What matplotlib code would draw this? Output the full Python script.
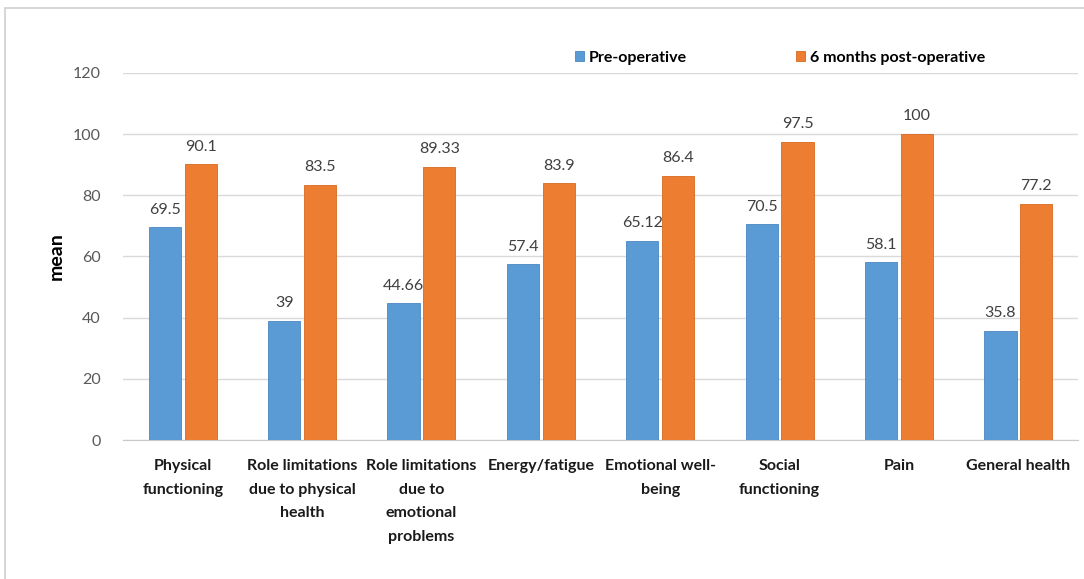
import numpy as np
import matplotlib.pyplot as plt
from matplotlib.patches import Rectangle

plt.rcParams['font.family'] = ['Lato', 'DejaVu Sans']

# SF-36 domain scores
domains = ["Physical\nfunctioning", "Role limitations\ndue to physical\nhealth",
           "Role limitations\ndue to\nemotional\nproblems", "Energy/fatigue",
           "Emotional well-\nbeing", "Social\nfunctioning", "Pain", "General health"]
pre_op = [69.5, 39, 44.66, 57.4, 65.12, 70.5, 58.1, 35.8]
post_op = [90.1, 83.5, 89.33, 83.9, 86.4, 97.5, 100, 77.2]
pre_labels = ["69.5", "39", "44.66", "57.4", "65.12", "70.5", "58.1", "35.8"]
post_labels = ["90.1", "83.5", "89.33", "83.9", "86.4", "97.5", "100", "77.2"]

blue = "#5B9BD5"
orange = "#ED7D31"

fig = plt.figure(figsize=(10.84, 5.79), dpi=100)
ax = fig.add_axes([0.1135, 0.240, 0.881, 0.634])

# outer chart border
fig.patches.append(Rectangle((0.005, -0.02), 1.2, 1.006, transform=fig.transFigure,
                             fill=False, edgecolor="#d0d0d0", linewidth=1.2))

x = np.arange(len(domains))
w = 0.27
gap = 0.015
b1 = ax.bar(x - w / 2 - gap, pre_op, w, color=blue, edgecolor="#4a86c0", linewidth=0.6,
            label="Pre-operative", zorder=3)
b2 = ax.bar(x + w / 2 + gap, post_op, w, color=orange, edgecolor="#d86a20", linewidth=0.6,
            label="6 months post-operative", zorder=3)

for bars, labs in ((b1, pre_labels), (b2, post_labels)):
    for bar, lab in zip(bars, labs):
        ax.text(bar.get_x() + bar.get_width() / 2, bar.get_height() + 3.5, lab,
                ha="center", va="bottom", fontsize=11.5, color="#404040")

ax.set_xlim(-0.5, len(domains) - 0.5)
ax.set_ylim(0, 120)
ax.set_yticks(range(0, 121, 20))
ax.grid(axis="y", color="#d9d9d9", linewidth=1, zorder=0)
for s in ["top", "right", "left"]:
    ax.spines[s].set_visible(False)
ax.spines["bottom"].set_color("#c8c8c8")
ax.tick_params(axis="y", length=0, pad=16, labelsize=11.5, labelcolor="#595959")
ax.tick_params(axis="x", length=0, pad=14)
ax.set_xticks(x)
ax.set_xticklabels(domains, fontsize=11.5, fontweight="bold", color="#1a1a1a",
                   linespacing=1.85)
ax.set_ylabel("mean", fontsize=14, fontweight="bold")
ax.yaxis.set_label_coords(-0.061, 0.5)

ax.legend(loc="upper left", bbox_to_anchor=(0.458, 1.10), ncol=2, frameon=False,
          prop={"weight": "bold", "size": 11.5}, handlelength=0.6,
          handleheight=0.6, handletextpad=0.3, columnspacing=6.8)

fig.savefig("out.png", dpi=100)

==

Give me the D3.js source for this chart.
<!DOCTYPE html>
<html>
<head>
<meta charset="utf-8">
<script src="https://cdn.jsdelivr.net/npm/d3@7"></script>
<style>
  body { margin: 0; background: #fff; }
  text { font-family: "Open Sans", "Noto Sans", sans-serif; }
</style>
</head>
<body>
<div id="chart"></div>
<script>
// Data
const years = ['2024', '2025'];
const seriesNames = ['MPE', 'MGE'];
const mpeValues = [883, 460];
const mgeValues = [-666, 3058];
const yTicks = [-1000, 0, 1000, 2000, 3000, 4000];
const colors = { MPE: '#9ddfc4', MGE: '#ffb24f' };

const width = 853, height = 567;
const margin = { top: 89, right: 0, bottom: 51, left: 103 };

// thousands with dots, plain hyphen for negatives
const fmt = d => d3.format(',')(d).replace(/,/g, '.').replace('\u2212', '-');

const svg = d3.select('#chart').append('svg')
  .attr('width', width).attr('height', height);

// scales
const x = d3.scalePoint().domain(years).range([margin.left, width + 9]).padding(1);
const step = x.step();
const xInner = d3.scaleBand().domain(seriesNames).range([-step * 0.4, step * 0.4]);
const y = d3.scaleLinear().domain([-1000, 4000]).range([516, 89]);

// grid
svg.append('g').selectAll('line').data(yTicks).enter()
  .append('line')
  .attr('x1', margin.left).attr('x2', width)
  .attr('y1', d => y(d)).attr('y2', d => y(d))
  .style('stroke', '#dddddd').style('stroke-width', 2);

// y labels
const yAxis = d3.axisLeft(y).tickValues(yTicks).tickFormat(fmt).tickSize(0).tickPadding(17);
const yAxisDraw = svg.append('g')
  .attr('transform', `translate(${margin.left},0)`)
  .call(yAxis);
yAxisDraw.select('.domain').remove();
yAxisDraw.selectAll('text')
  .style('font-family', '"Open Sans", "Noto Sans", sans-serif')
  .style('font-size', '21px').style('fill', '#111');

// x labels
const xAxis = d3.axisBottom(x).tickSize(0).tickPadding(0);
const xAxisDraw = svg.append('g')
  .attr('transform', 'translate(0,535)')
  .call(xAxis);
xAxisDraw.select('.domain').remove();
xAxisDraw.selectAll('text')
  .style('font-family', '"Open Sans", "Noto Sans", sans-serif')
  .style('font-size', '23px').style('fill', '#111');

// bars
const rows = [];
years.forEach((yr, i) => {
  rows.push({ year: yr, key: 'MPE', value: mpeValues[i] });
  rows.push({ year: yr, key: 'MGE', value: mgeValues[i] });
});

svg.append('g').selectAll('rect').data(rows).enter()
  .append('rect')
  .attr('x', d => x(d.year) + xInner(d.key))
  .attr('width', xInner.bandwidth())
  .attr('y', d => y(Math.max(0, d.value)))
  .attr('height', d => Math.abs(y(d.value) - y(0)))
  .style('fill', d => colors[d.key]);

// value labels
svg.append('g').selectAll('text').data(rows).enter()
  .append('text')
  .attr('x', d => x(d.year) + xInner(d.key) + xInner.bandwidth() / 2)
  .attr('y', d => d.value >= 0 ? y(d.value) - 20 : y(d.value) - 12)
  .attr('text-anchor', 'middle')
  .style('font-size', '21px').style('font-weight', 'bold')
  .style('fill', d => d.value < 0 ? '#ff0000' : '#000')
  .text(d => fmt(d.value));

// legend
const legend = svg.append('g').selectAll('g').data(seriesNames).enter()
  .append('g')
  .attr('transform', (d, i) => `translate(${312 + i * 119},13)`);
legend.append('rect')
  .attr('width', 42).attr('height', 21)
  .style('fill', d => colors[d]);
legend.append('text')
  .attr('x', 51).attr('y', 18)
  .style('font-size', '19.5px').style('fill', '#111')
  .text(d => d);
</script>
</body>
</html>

What to produce -> State how many lines in the records above contain the word "this", and give only that number.

Written response -> 2